▶ _Work to complete_
Where a line of the listing below includes the word "chart", reproduce that line.

▶ _Stored data_

----------------

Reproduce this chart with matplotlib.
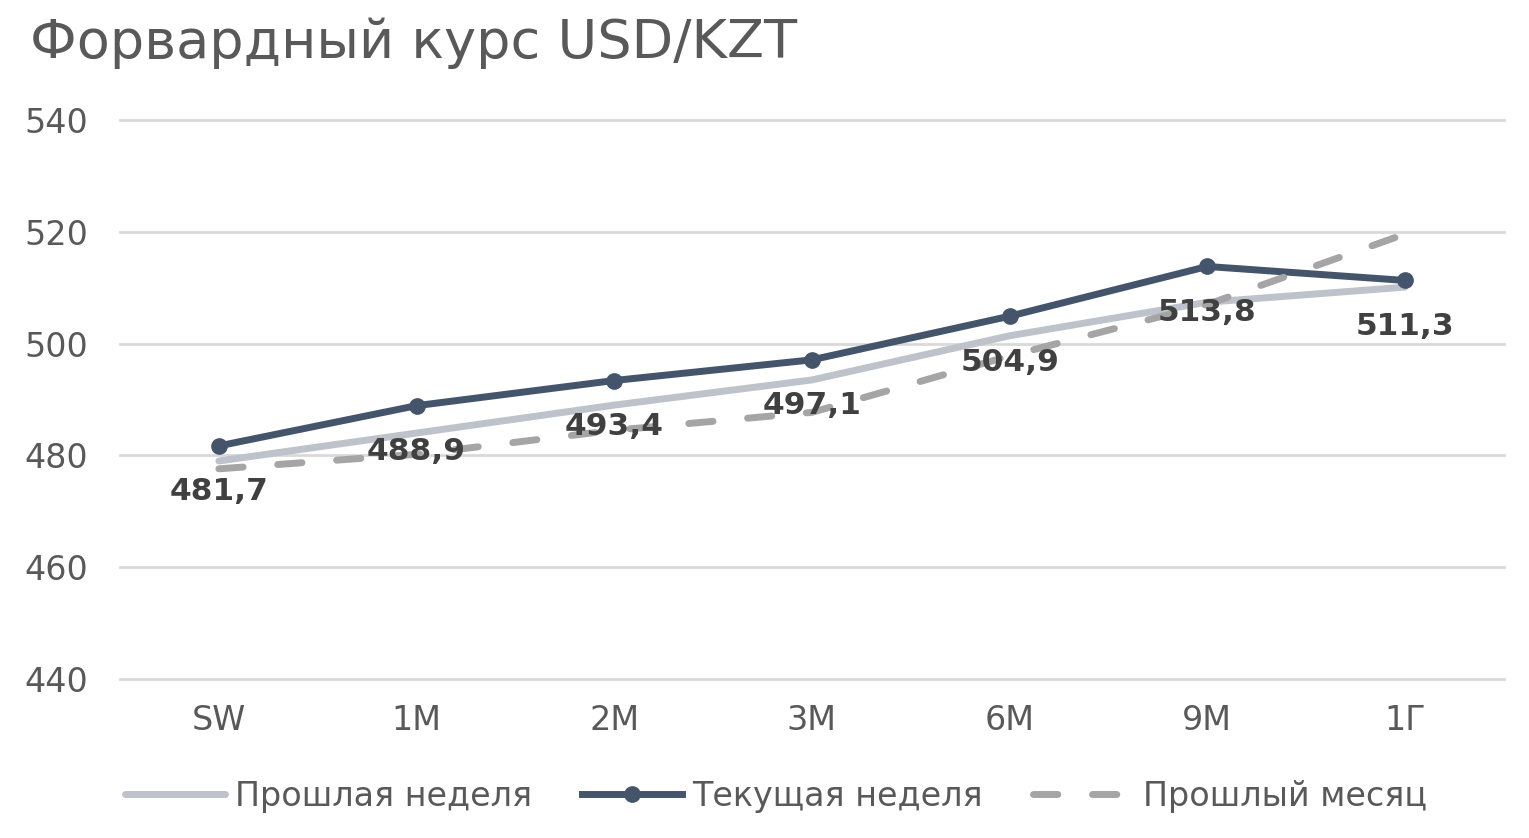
import matplotlib
matplotlib.use("Agg")
import matplotlib.pyplot as plt

plt.rcParams['font.family'] = ['DejaVu Sans']

tenors = ["SW", "1M", "2M", "3M", "6M", "9M", "1Г"]
last_week = [479.0, 484.0, 489.0, 493.5, 501.4, 507.4, 510.1]
this_week = [481.7, 488.9, 493.4, 497.1, 504.9, 513.8, 511.3]
last_month = [477.6, 480.2, 484.5, 487.7, 497.8, 507.0, 519.6]
yticks = [440, 460, 480, 500, 520, 540]

TXT = "#595959"
NAVY = "#44546A"
LIGHT = "#BEC3CB"
GRAY = "#A5A5A5"

fig = plt.figure(figsize=(15.29, 8.38), dpi=100)
ax = fig.add_axes([0.0785, 0.1897, 0.905, 0.6671])
x = range(len(tenors))

l1, = ax.plot(x, last_week, color=LIGHT, lw=5, solid_capstyle="round", zorder=3,
              label="Прошлая неделя", clip_on=False)
l2, = ax.plot(x, this_week, color=NAVY, lw=5, marker="o", ms=11, zorder=4,
              label="Текущая неделя", clip_on=False)
l3, = ax.plot(x, last_month, color=GRAY, lw=5, dashes=(3.5, 5), dash_capstyle="round",
              zorder=5, label="Прошлый месяц", clip_on=False)

# value labels under the current-week points
for i, v in enumerate(this_week):
    ax.annotate(f"{v:.1f}".replace(".", ","), (i, v), xytext=(0, -33),
                textcoords="offset points", ha="center", va="center",
                fontsize=22.5, fontweight="bold", color="#404040", zorder=6)

ax.set_xlim(-0.5, len(tenors) - 0.5)
ax.set_ylim(440, 540)
ax.set_yticks(yticks)
ax.set_xticks(list(x))
ax.set_xticklabels(tenors)
ax.tick_params(axis="both", length=0, labelsize=24, colors=TXT)
ax.tick_params(axis="x", pad=18)
ax.tick_params(axis="y", pad=23)
ax.grid(axis="y", color="#D9D9D9", lw=2)
for gl in ax.get_ygridlines():
    gl.set_clip_on(False)
ax.set_axisbelow(True)
for s in ax.spines.values():
    s.set_visible(False)

fig.text(30 / 1529, 1 - 43 / 838, "Форвардный курс USD/KZT", fontsize=39,
         color=TXT, va="center", ha="left")

fig.legend(handles=[l1, l2, l3], loc="center", bbox_to_anchor=(0.5075, 1 - 796 / 838),
           ncol=3, frameon=False, fontsize=24, labelcolor=TXT, handlelength=3.0,
           handletextpad=0.3, columnspacing=1.5)

fig.savefig("out.png", dpi=100)
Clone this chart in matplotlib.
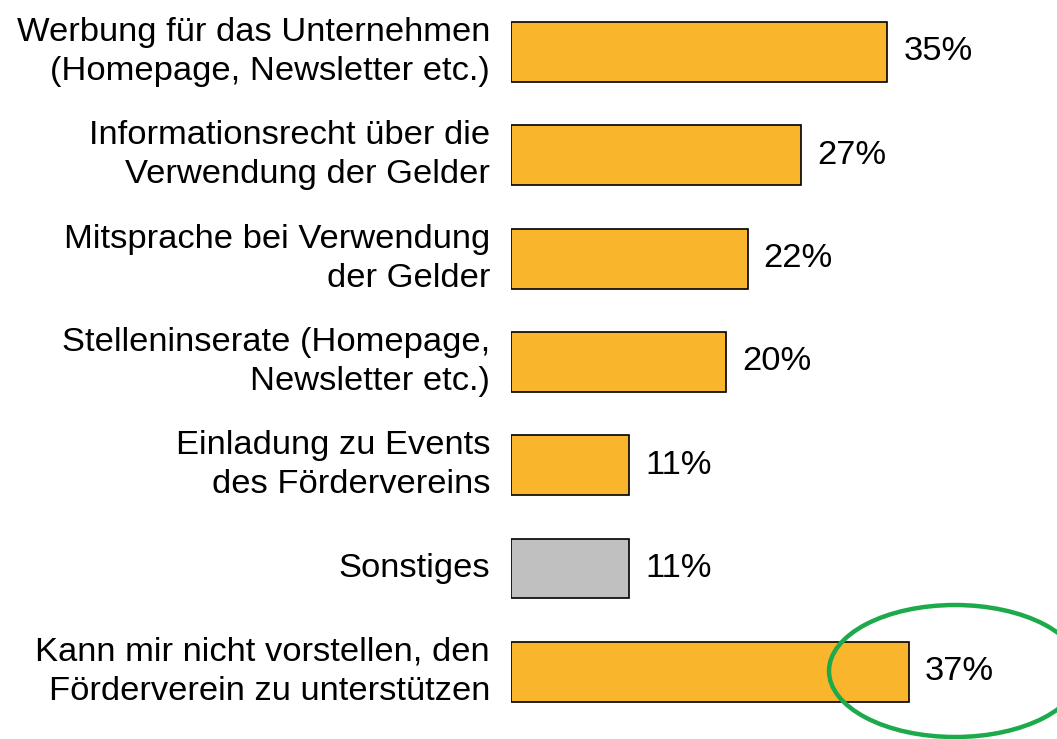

----------------

▶ _Worked solution_
Reproduce this chart with matplotlib.
Clone this chart in matplotlib.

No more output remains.